Poland’s deputy foreign minister has warned David Cameron that any change to EU rules regarding migrants would represent “an absolute red line” for the Warsaw government, unless he applies the measures to Britons as well.
Speaking to Newsnight on Monday, Rafal Trzaskowski, Poland’s Deputy Foreign Minister with responsibility for European Affairs, reacted to Cameron’s recent promise to alter the benefits rules for EU migrants, saying there can be “no discrimination on grounds of nationality”.
Last week, Cameron promised to block European Union migrants from claiming welfare for the first four years after they arrive in Britain, setting out red lines for remaining part of the European Union.
Trzaskowski said: “If one wants to get away with all the benefits that are enshrined in the regulation of EU and treat immigrants from EU differently, and for example only pay benefits after four years of their stay in Britain or extradite people who can’t find work, that would be against all the existing laws of the EU and obviously that would be a red line for us.”
He added: “The Polish government is quite ready to talk about abuses of existing systems, sham marriages, extraditing criminals and so forth. But to be truthful this is not the problem - it is marginal. When it comes to changing the rules in the EU, when it comes to social support and so forth, when it comes to undermining the existing laws, obviously we are going to react quite strongly and we are going to be against.
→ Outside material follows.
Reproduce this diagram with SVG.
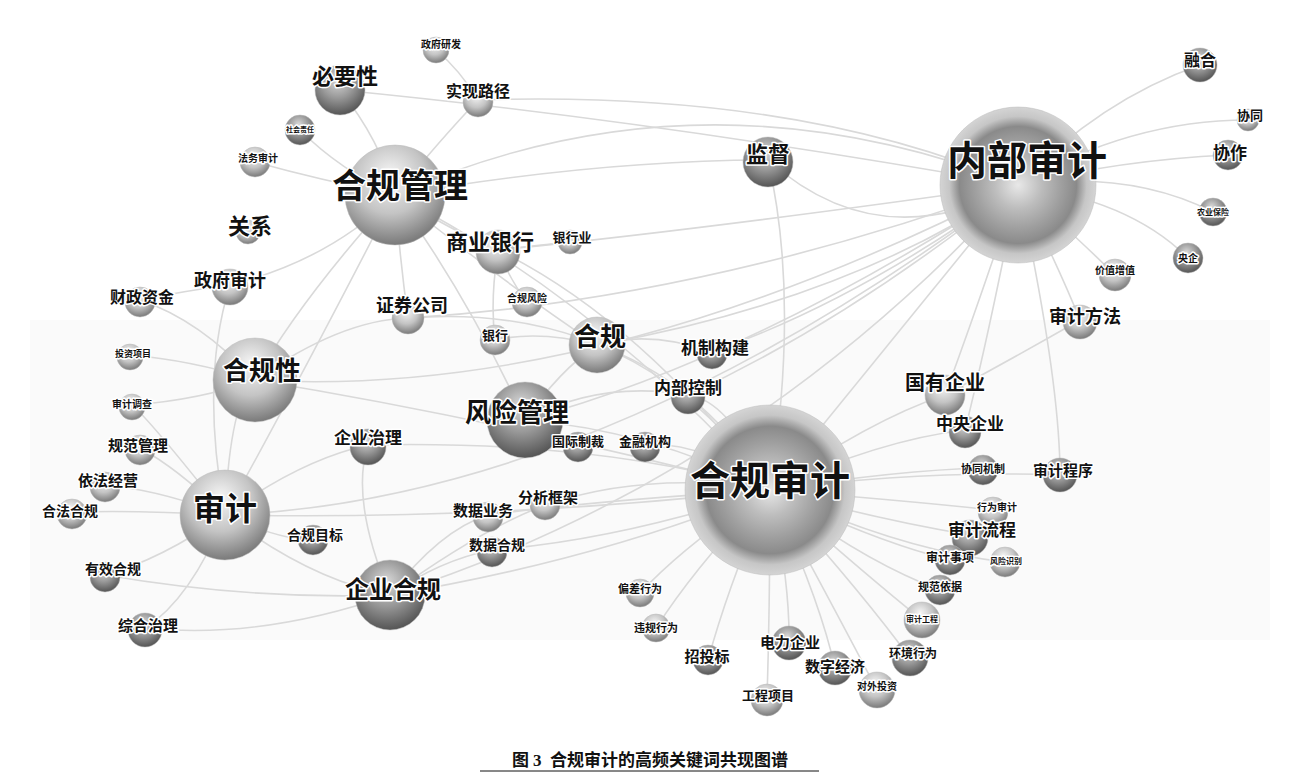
<svg xmlns="http://www.w3.org/2000/svg" width="1300" height="783" viewBox="0 0 1300 783">
<defs>
<radialGradient id="g" cx="0.45" cy="0.35" r="0.65" fx="0.45" fy="0.3">
<stop offset="0" stop-color="#f6f6f6"/><stop offset="0.55" stop-color="#c4c4c4"/><stop offset="1" stop-color="#7a7a7a"/>
</radialGradient>
<radialGradient id="d" cx="0.45" cy="0.35" r="0.65" fx="0.45" fy="0.3">
<stop offset="0" stop-color="#d8d8d8"/><stop offset="0.5" stop-color="#9a9a9a"/><stop offset="1" stop-color="#555"/>
</radialGradient>
<radialGradient id="hub" cx="0.5" cy="0.5" r="0.5">
<stop offset="0" stop-color="#e8e8e8"/><stop offset="0.3" stop-color="#bdbdbd"/><stop offset="0.55" stop-color="#a0a0a0"/><stop offset="0.75" stop-color="#8a8a8a"/><stop offset="0.88" stop-color="#c6c6c6"/><stop offset="1" stop-color="#d4d4d4"/>
</radialGradient>
</defs>
<style>
.e path{fill:none;stroke:#d9d9d9;stroke-width:1.6}
circle{stroke:#bbb;stroke-width:0.5}
text{font-family:"Noto Sans CJK SC",sans-serif;font-weight:bold;fill:#111;text-anchor:middle;paint-order:stroke;stroke:#fff;stroke-width:3px;stroke-linejoin:round}
.cap{font-family:"Liberation Serif","Noto Sans CJK SC",serif;font-weight:bold;stroke:none;font-size:17px}
</style>
<rect width="1300" height="783" fill="#fff"/>
<rect x="30" y="320" width="1240" height="320" fill="#fafafa"/>
<g class="e">
<path d="M1018,185 Q700,60 395,195"/><path d="M1018,185 Q650,120 340,90"/><path d="M1018,185 Q800,90 478,100"/>
<path d="M1018,185 Q900,330 770,490"/><path d="M1018,185 Q850,300 597,345"/><path d="M1018,185 Q700,230 498,250"/>
<path d="M1018,185 Q700,300 408,318"/><path d="M1018,185 Q750,360 525,420"/><path d="M1018,185 Q600,400 255,380"/>
<path d="M1018,185 Q600,500 225,515"/><path d="M1018,185 Q750,480 390,595"/><path d="M1018,185 Q1100,100 1200,65"/>
<path d="M1018,185 Q1130,120 1248,120"/><path d="M1018,185 Q1120,160 1228,155"/><path d="M1018,185 Q1130,170 1213,212"/>
<path d="M1018,185 Q1130,200 1188,258"/><path d="M1018,185 Q1080,240 1115,275"/><path d="M1018,185 Q1060,270 1080,320"/>
<path d="M1018,185 Q980,300 945,395"/><path d="M1018,185 Q990,330 965,430"/><path d="M1018,185 Q880,260 768,160"/>
<path d="M1018,185 Q850,320 688,395"/><path d="M1018,185 Q860,300 712,352"/><path d="M1018,185 Q1060,380 1060,475"/>
<path d="M770,490 Q600,300 395,195"/><path d="M770,490 Q500,420 255,380"/><path d="M770,490 Q500,520 225,515"/>
<path d="M770,490 Q600,560 390,595"/><path d="M770,490 Q650,430 525,420"/><path d="M770,490 Q700,380 597,345"/>
<path d="M770,490 Q640,320 498,250"/><path d="M770,490 Q800,300 768,160"/><path d="M770,490 Q870,420 945,395"/>
<path d="M770,490 Q880,440 965,430"/><path d="M770,490 Q920,470 1060,475"/><path d="M770,490 Q900,470 983,468"/>
<path d="M770,490 Q900,500 993,510"/><path d="M770,490 Q880,520 970,535"/><path d="M770,490 Q900,550 1005,562"/>
<path d="M770,490 Q870,540 950,560"/><path d="M770,490 Q860,560 940,590"/><path d="M770,490 Q860,570 922,620"/>
<path d="M770,490 Q860,590 910,658"/><path d="M770,490 Q830,600 877,690"/><path d="M770,490 Q820,600 835,668"/>
<path d="M770,490 Q770,600 767,700"/><path d="M770,490 Q790,580 789,643"/><path d="M770,490 Q730,580 708,660"/>
<path d="M770,490 Q700,560 656,628"/><path d="M770,490 Q690,540 640,593"/><path d="M770,490 Q700,440 645,445"/>
<path d="M770,490 Q650,470 545,505"/><path d="M770,490 Q600,500 488,515"/><path d="M770,490 Q620,540 492,550"/>
<path d="M770,490 Q730,400 688,395"/><path d="M770,490 Q640,300 408,318"/><path d="M770,490 Q600,440 368,445"/>
<path d="M395,195 Q380,140 340,90"/><path d="M395,195 Q440,140 478,100"/><path d="M395,195 Q340,170 300,130"/>
<path d="M395,195 Q320,180 255,162"/><path d="M395,195 Q300,300 255,380"/><path d="M395,195 Q300,380 225,515"/>
<path d="M395,195 Q450,230 498,250"/><path d="M395,195 Q400,260 408,318"/><path d="M395,195 Q500,280 597,345"/>
<path d="M395,195 Q600,160 768,160"/><path d="M395,195 Q330,260 230,285"/><path d="M395,195 Q470,300 525,420"/>
<path d="M225,515 Q230,400 255,380"/><path d="M225,515 Q180,470 140,448"/><path d="M225,515 Q160,490 105,485"/>
<path d="M225,515 Q140,510 72,512"/><path d="M225,515 Q160,560 105,575"/><path d="M225,515 Q190,600 145,628"/>
<path d="M225,515 Q280,540 313,540"/><path d="M225,515 Q310,580 390,595"/><path d="M225,515 Q300,460 368,445"/>
<path d="M225,515 Q200,380 230,285"/><path d="M225,515 Q150,420 132,405"/><path d="M255,380 Q190,360 130,355"/>
<path d="M255,380 Q200,320 140,300"/><path d="M255,380 Q200,400 132,405"/><path d="M255,380 Q340,320 408,318"/>
<path d="M390,595 Q350,500 368,445"/><path d="M390,595 Q440,560 492,550"/><path d="M390,595 Q440,530 488,515"/>
<path d="M390,595 Q260,640 145,628"/><path d="M390,595 Q250,600 105,575"/><path d="M390,595 Q480,530 545,505"/>
<path d="M525,420 Q560,440 578,447"/><path d="M525,420 Q600,380 688,395"/><path d="M525,420 Q560,370 597,345"/>
<path d="M597,345 Q650,330 712,352"/><path d="M597,345 Q540,330 495,340"/><path d="M498,250 Q540,245 570,242"/>
<path d="M498,250 Q510,280 527,302"/><path d="M498,250 Q490,300 495,340"/><path d="M230,285 Q190,290 140,300"/>
<path d="M478,100 Q460,70 436,50"/><path d="M1080,320 Q1010,360 945,395"/>
</g>
<g id="hubs">
<g id="n-nbsj"><circle cx="1018" cy="185" r="78" fill="url(#hub)"/><text x="1027" y="175" font-size="40">内部审计</text></g>
<g id="n-hgsj"><circle cx="770" cy="490" r="85" fill="url(#hub)"/><text x="770" y="495" font-size="40">合规审计</text></g>
</g>
<g id="nodes">
<g id="n1"><circle cx="395" cy="195" r="50" fill="url(#g)"/><text x="400" y="198" font-size="34">合规管理</text></g>
<g id="n2"><circle cx="225" cy="515" r="45" fill="url(#g)"/><text x="225" y="520" font-size="32">审计</text></g>
<g id="n3"><circle cx="255" cy="380" r="42" fill="url(#g)"/><text x="262" y="380" font-size="26">合规性</text></g>
<g id="n4"><circle cx="390" cy="595" r="35" fill="url(#d)"/><text x="393" y="598" font-size="24">企业合规</text></g>
<g id="n5"><circle cx="525" cy="420" r="38" fill="url(#d)"/><text x="517" y="422" font-size="26">风险管理</text></g>
<g id="n6"><circle cx="597" cy="345" r="28" fill="url(#g)"/><text x="600" y="346" font-size="26">合规</text></g>
<g id="n7"><circle cx="768" cy="162" r="25" fill="url(#d)"/><text x="768" y="162" font-size="22">监督</text></g>
<g id="n8"><circle cx="340" cy="90" r="25" fill="url(#d)"/><text x="345" y="84" font-size="22">必要性</text></g>
<g id="n9"><circle cx="1200" cy="65" r="17" fill="url(#d)"/><text x="1200" y="66" font-size="16">融合</text></g>
<g id="n10"><circle cx="1248" cy="120" r="11" fill="url(#g)"/><text x="1250" y="120" font-size="13">协同</text></g>
<g id="n11"><circle cx="1228" cy="155" r="15" fill="url(#d)"/><text x="1230" y="159" font-size="17">协作</text></g>
<g id="n12"><circle cx="1213" cy="212" r="14" fill="url(#d)"/><text x="1213" y="215" font-size="8">农业保险</text></g>
<g id="n13"><circle cx="1188" cy="258" r="15" fill="url(#d)"/><text x="1188" y="262" font-size="10">央企</text></g>
<g id="n14"><circle cx="1115" cy="275" r="16" fill="url(#g)"/><text x="1115" y="274" font-size="10">价值增值</text></g>
<g id="n15"><circle cx="1080" cy="322" r="17" fill="url(#g)"/><text x="1085" y="323" font-size="18">审计方法</text></g>
<g id="n16"><circle cx="945" cy="395" r="20" fill="url(#g)"/><text x="945" y="390" font-size="20">国有企业</text></g>
<g id="n17"><circle cx="965" cy="432" r="16" fill="url(#d)"/><text x="970" y="430" font-size="17">中央企业</text></g>
<g id="n18"><circle cx="1060" cy="475" r="17" fill="url(#d)"/><text x="1063" y="476" font-size="15">审计程序</text></g>
<g id="n19"><circle cx="983" cy="470" r="15" fill="url(#d)"/><text x="983" y="473" font-size="11">协同机制</text></g>
<g id="n20"><circle cx="993" cy="512" r="15" fill="url(#g)"/><text x="997" y="511" font-size="10">行为审计</text></g>
<g id="n21"><circle cx="970" cy="538" r="18" fill="url(#d)"/><text x="982" y="536" font-size="17">审计流程</text></g>
<g id="n22"><circle cx="1005" cy="562" r="15" fill="url(#g)"/><text x="1006" y="564" font-size="8">风险识别</text></g>
<g id="n23"><circle cx="950" cy="560" r="15" fill="url(#d)"/><text x="950" y="562" font-size="12">审计事项</text></g>
<g id="n24"><circle cx="940" cy="590" r="15" fill="url(#d)"/><text x="940" y="591" font-size="11">规范依据</text></g>
<g id="n25"><circle cx="922" cy="620" r="18" fill="url(#g)"/><text x="922" y="622" font-size="8">审计工程</text></g>
<g id="n26"><circle cx="910" cy="658" r="18" fill="url(#d)"/><text x="913" y="658" font-size="12">环境行为</text></g>
<g id="n27"><circle cx="877" cy="690" r="18" fill="url(#g)"/><text x="877" y="690" font-size="10">对外投资</text></g>
<g id="n28"><circle cx="835" cy="668" r="17" fill="url(#d)"/><text x="835" y="672" font-size="15">数字经济</text></g>
<g id="n29"><circle cx="767" cy="700" r="16" fill="url(#g)"/><text x="768" y="700" font-size="13">工程项目</text></g>
<g id="n30"><circle cx="789" cy="643" r="17" fill="url(#d)"/><text x="790" y="648" font-size="15">电力企业</text></g>
<g id="n31"><circle cx="708" cy="660" r="15" fill="url(#d)"/><text x="707" y="662" font-size="15">招投标</text></g>
<g id="n32"><circle cx="656" cy="628" r="14" fill="url(#g)"/><text x="656" y="632" font-size="11">违规行为</text></g>
<g id="n33"><circle cx="640" cy="593" r="14" fill="url(#g)"/><text x="640" y="593" font-size="11">偏差行为</text></g>
<g id="n34"><circle cx="578" cy="447" r="15" fill="url(#d)"/><text x="578" y="446" font-size="13">国际制裁</text></g>
<g id="n35"><circle cx="645" cy="447" r="15" fill="url(#d)"/><text x="645" y="446" font-size="13">金融机构</text></g>
<g id="n36"><circle cx="688" cy="397" r="17" fill="url(#d)"/><text x="688" y="394" font-size="17">内部控制</text></g>
<g id="n37"><circle cx="712" cy="354" r="15" fill="url(#d)"/><text x="715" y="354" font-size="17">机制构建</text></g>
<g id="n38"><circle cx="545" cy="505" r="15" fill="url(#g)"/><text x="548" y="503" font-size="15">分析框架</text></g>
<g id="n39"><circle cx="488" cy="517" r="15" fill="url(#g)"/><text x="483" y="516" font-size="15">数据业务</text></g>
<g id="n40"><circle cx="492" cy="552" r="15" fill="url(#d)"/><text x="497" y="550" font-size="14">数据合规</text></g>
<g id="n41"><circle cx="368" cy="447" r="18" fill="url(#d)"/><text x="368" y="444" font-size="17">企业治理</text></g>
<g id="n42"><circle cx="313" cy="540" r="15" fill="url(#d)"/><text x="315" y="540" font-size="14">合规目标</text></g>
<g id="n43"><circle cx="408" cy="318" r="16" fill="url(#g)"/><text x="412" y="312" font-size="18">证券公司</text></g>
<g id="n44"><circle cx="495" cy="340" r="15" fill="url(#g)"/><text x="495" y="340" font-size="13">银行</text></g>
<g id="n45"><circle cx="527" cy="302" r="15" fill="url(#g)"/><text x="527" y="302" font-size="10">合规风险</text></g>
<g id="n46"><circle cx="498" cy="252" r="22" fill="url(#g)"/><text x="490" y="250" font-size="22">商业银行</text></g>
<g id="n47"><circle cx="570" cy="242" r="12" fill="url(#g)"/><text x="572" y="242" font-size="13">银行业</text></g>
<g id="n48"><circle cx="478" cy="102" r="15" fill="url(#g)"/><text x="478" y="97" font-size="16">实现路径</text></g>
<g id="n49"><circle cx="436" cy="50" r="13" fill="url(#g)"/><text x="441" y="48" font-size="10">政府研发</text></g>
<g id="n50"><circle cx="300" cy="130" r="15" fill="url(#d)"/><text x="300" y="132" font-size="7">社会责任</text></g>
<g id="n51"><circle cx="255" cy="162" r="15" fill="url(#g)"/><text x="258" y="162" font-size="10">法务审计</text></g>
<g id="n52"><circle cx="248" cy="232" r="12" fill="url(#g)"/><text x="250" y="234" font-size="22">关系</text></g>
<g id="n53"><circle cx="230" cy="287" r="18" fill="url(#g)"/><text x="230" y="287" font-size="18">政府审计</text></g>
<g id="n54"><circle cx="140" cy="302" r="15" fill="url(#g)"/><text x="142" y="303" font-size="16">财政资金</text></g>
<g id="n55"><circle cx="130" cy="357" r="13" fill="url(#g)"/><text x="133" y="357" font-size="9">投资项目</text></g>
<g id="n56"><circle cx="132" cy="407" r="13" fill="url(#g)"/><text x="132" y="408" font-size="10">审计调查</text></g>
<g id="n57"><circle cx="140" cy="450" r="15" fill="url(#g)"/><text x="138" y="451" font-size="15">规范管理</text></g>
<g id="n58"><circle cx="105" cy="487" r="15" fill="url(#g)"/><text x="108" y="486" font-size="15">依法经营</text></g>
<g id="n59"><circle cx="72" cy="514" r="15" fill="url(#g)"/><text x="70" y="516" font-size="14">合法合规</text></g>
<g id="n60"><circle cx="105" cy="577" r="15" fill="url(#d)"/><text x="113" y="574" font-size="14">有效合规</text></g>
<g id="n61"><circle cx="145" cy="630" r="17" fill="url(#d)"/><text x="148" y="631" font-size="15">综合治理</text></g>
</g>
<g id="caption">
<text class="cap" x="650" y="766">图 3&#160;&#160;合规审计的高频关键词共现图谱</text>
<line x1="480" y1="771" x2="819" y2="771" stroke="#111" stroke-width="1"/>
</g>
</svg>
"But the most important thing is that David Cameron wants to talk about it and doesn’t want to change policies unilaterally.
“This is an absolute red line, that there is no discrimination on grounds of nationality. If Britain were to change its policy, for example, into contributory system in which everyone has to pay in to get some money from the system we then could talk about changes if they were absolutely non-discriminatory.”
In the speech, Cameron gave his strongest hint yet that if planned re-negotiation of Britain's relationship with the EU fails he would consider arguing in favour of exit. "I rule nothing out," he said. "The British people will not understand, and frankly i will not understand, if a sensible way through can not be found."
In a message for other EU leaders, as well as British voters, Cameron said the UK's concerns about immigration "are not outlandish or unreasonable". He added: "We deserve to be heard and we must be heard."
However, Cameron's proposals may be hard to enact as the European Parliament's President Martin Schulz has warned that they would need the approval of all the rest of the European Union's member states.
"Let's be clear," he told the Huffington Post UK. "If they [Cameron's proposals] are not in the interests of all 28 member states, we will not get it [any re-negotiation]."
Schulz said that the UK was not part of the Schengen Group [26 European member states without border control] or in the euro, and the rest of the member states would only look at any new proposals for change once they were concrete.
"He says ‘our relationship with the European Union’, well, this is a relationship with yourself. The UK is a member of the EU. I don’t negotiate about my relationship with myself, it’s a little bit strange."
Earlier on Monday, Nick Clegg ripped into the Tories' stance towards Europe after it emerged that more migrants are actually going to Germany than Britain.